Quote the listing below in full and exactly as written, but omit every picture.

--------------------

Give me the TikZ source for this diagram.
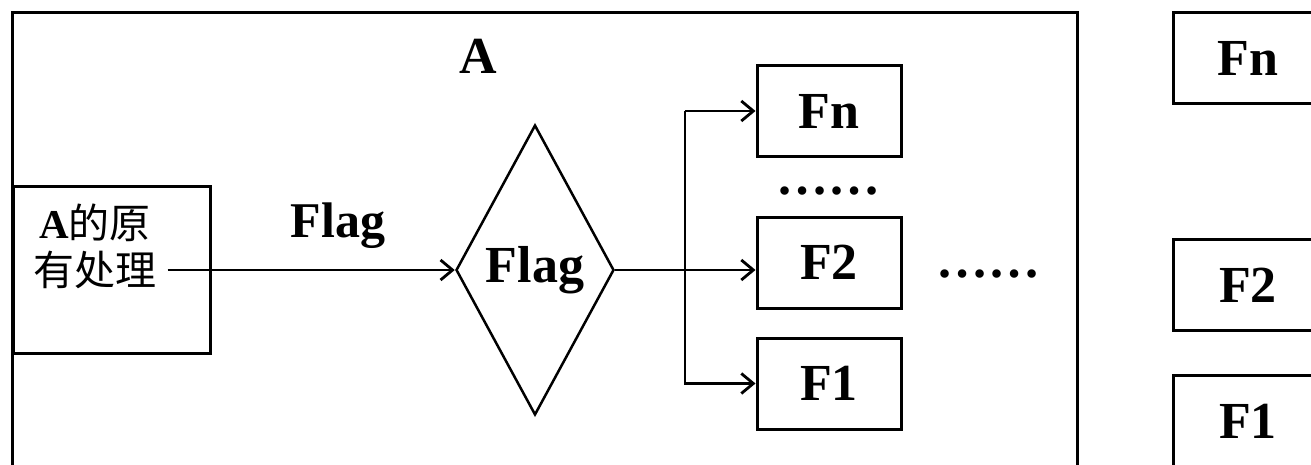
\documentclass[tikz,border=0pt]{standalone}
\usepackage{fontspec}
\setmainfont{Liberation Serif}
\newfontfamily\cjk{Noto Sans CJK SC}
\usetikzlibrary{positioning,arrows.meta,shapes.geometric}

\begin{document}
\begin{tikzpicture}[x=1pt, y=-1pt, >={Straight Barb[length=12pt,width=20pt]},
  every node/.style={font=\bfseries\fontsize{52}{60}\selectfont}]
\tikzset{
  fbox/.style={rectangle, draw, line width=3pt, minimum width=144pt, minimum height=91pt, inner sep=0pt},
  rbox/.style={fbox, minimum width=150pt},
  flagnode/.style={diamond, draw, line width=2.5pt, aspect=0.55, minimum width=158pt, minimum height=290pt, inner sep=0pt},
  link/.style={line width=2.8pt},
  cjktext/.style={font=\fontsize{41}{48}\selectfont, inner xsep=11pt}
}
\useasboundingbox (0,0) rectangle (1311,464);
% outer frame
\node[draw, line width=3pt, minimum width=1065pt, minimum height=480pt, anchor=north west] (frameA) at (11,11) {};
\node[anchor=base] (titleA) at (478,73) {A};
% original processing
\node[draw, line width=3pt, minimum width=197pt, minimum height=167pt] (orig) at (111.5,269.5) {};
\node[cjktext] (orig1) at (95,223) {\textbf{A}\cjk 的原};
\node[cjktext] (orig2) at (95,270) {\cjk 有处理};
\node[flagnode] (flag) at (535,270) {Flag};
\node[anchor=base, font=\bfseries\fontsize{50}{60}\selectfont] (flaglbl) at (338,237) {Flag};
\draw[->, link] (orig2.east) -- (flag.west);
% branches
\node[fbox] (Fn) at (829,111) {Fn};
\node[fbox] (F2) at (829,262.5) {F2};
\node[fbox] (F1) at (829,383.5) {F1};
\node[anchor=base] (dotsmid) at (828,194) {……};
\node[anchor=base] (dotsright) at (988,277) {……};
\coordinate (split) at (685,270);
\draw[->, link] (flag.east) -- (F2.west |- flag.east);
\draw[->, link] (Fn.west -| split) -- (Fn.west);
\draw[->, link] (Fn.west -| split) -- (F1.west -| split) -- (F1.west);
% right column
\node[rbox] (Rn) at (1248,58) {Fn};
\node[rbox] (R2) at (1248,285) {F2};
\node[rbox] (R1) at (1248,421) {F1};
\end{tikzpicture}
\end{document}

--------------------

__Task solution__.
Give me the TikZ source for this diagram.
\documentclass[tikz,border=0pt]{standalone}
\usepackage{fontspec}
\setmainfont{Liberation Serif}
\newfontfamily\cjk{Noto Sans CJK SC}
\usetikzlibrary{positioning,arrows.meta,shapes.geometric}

\begin{document}
\begin{tikzpicture}[x=1pt, y=-1pt, >={Straight Barb[length=12pt,width=20pt]},
  every node/.style={font=\bfseries\fontsize{52}{60}\selectfont}]
\tikzset{
  fbox/.style={rectangle, draw, line width=3pt, minimum width=144pt, minimum height=91pt, inner sep=0pt},
  rbox/.style={fbox, minimum width=150pt},
  flagnode/.style={diamond, draw, line width=2.5pt, aspect=0.55, minimum width=158pt, minimum height=290pt, inner sep=0pt},
  link/.style={line width=2.8pt},
  cjktext/.style={font=\fontsize{41}{48}\selectfont, inner xsep=11pt}
}
\useasboundingbox (0,0) rectangle (1311,464);
% outer frame
\node[draw, line width=3pt, minimum width=1065pt, minimum height=480pt, anchor=north west] (frameA) at (11,11) {};
\node[anchor=base] (titleA) at (478,73) {A};
% original processing
\node[draw, line width=3pt, minimum width=197pt, minimum height=167pt] (orig) at (111.5,269.5) {};
\node[cjktext] (orig1) at (95,223) {\textbf{A}\cjk 的原};
\node[cjktext] (orig2) at (95,270) {\cjk 有处理};
\node[flagnode] (flag) at (535,270) {Flag};
\node[anchor=base, font=\bfseries\fontsize{50}{60}\selectfont] (flaglbl) at (338,237) {Flag};
\draw[->, link] (orig2.east) -- (flag.west);
% branches
\node[fbox] (Fn) at (829,111) {Fn};
\node[fbox] (F2) at (829,262.5) {F2};
\node[fbox] (F1) at (829,383.5) {F1};
\node[anchor=base] (dotsmid) at (828,194) {……};
\node[anchor=base] (dotsright) at (988,277) {……};
\coordinate (split) at (685,270);
\draw[->, link] (flag.east) -- (F2.west |- flag.east);
\draw[->, link] (Fn.west -| split) -- (Fn.west);
\draw[->, link] (Fn.west -| split) -- (F1.west -| split) -- (F1.west);
% right column
\node[rbox] (Rn) at (1248,58) {Fn};
\node[rbox] (R2) at (1248,285) {F2};
\node[rbox] (R1) at (1248,421) {F1};
\end{tikzpicture}
\end{document}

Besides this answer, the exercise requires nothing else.